Faster Adaptive Optimization via Expected Gradient Outer Product Reparameterization
Adela DePavia, Vasileios Charisopoulos, Rebecca Willett
TL;DR
The paper addresses the rotational sensitivity of adaptive optimizers by introducing an expected gradient outer product (EGOP) based orthonormal reparameterization. It defines tilde f(tilde{\theta}) = f(V tilde{\theta}) where V comes from the EGOP eigen-decomposition and proves that, for objectives with strong EGOP spectral decay, adaptive methods like Adagrad reach first-order stationary points faster, with convergence governed by the stable rank ${\rm sr}_f$. The work provides theoretical bounds linking improved convergence to EGOP properties (e.g., dense leading eigenvectors via the parameter $\beta$) and substantiates these findings with extensive experiments on linear, nonconvex neural, and convex objectives, including real-data image classification tasks.
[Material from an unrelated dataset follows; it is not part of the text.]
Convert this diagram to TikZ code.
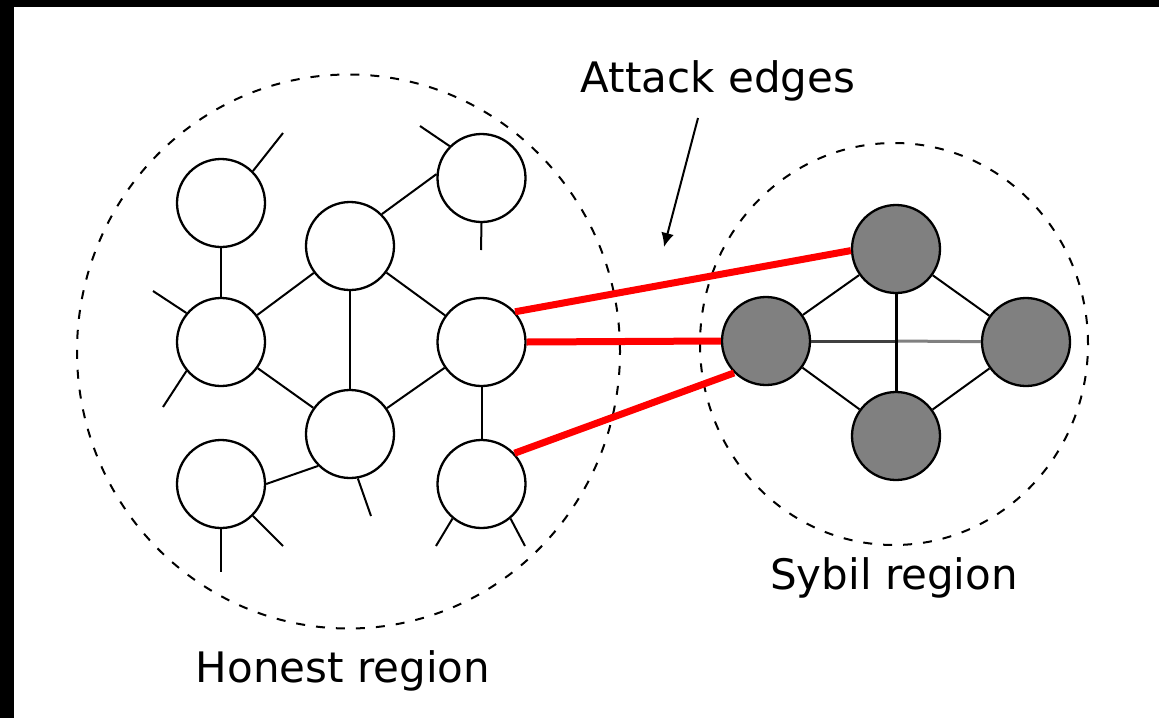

It offers practical scalability strategies, such as focusing on leading eigenvectors, block reparameterization, and approximate bases, to make EGOP reparameterization feasible for large models. Overall, the approach highlights how natural data’s geometry can be harnessed to accelerate adaptive optimization in deep learning and related domains.
Abstract
Adaptive optimization algorithms -- such as Adagrad, Adam, and their variants -- have found widespread use in machine learning, signal processing and many other settings. Several methods in this family are not rotationally equivariant, meaning that simple reparameterizations (i.e. change of basis) can drastically affect their convergence. However, their sensitivity to the choice of parameterization has not been systematically studied; it is not clear how to identify a "favorable" change of basis in which these methods perform best. In this paper we propose a reparameterization method and demonstrate both theoretically and empirically its potential to improve their convergence behavior. Our method is an orthonormal transformation based on the expected gradient outer product (EGOP) matrix, which can be approximated using either full-batch or stochastic gradient oracles. We show that for a broad class of functions, the sensitivity of adaptive algorithms to choice-of-basis is influenced by the decay of the EGOP matrix spectrum. We illustrate the potential impact of EGOP reparameterization by presenting empirical evidence and theoretical arguments that common machine learning tasks with "natural" data exhibit EGOP spectral decay.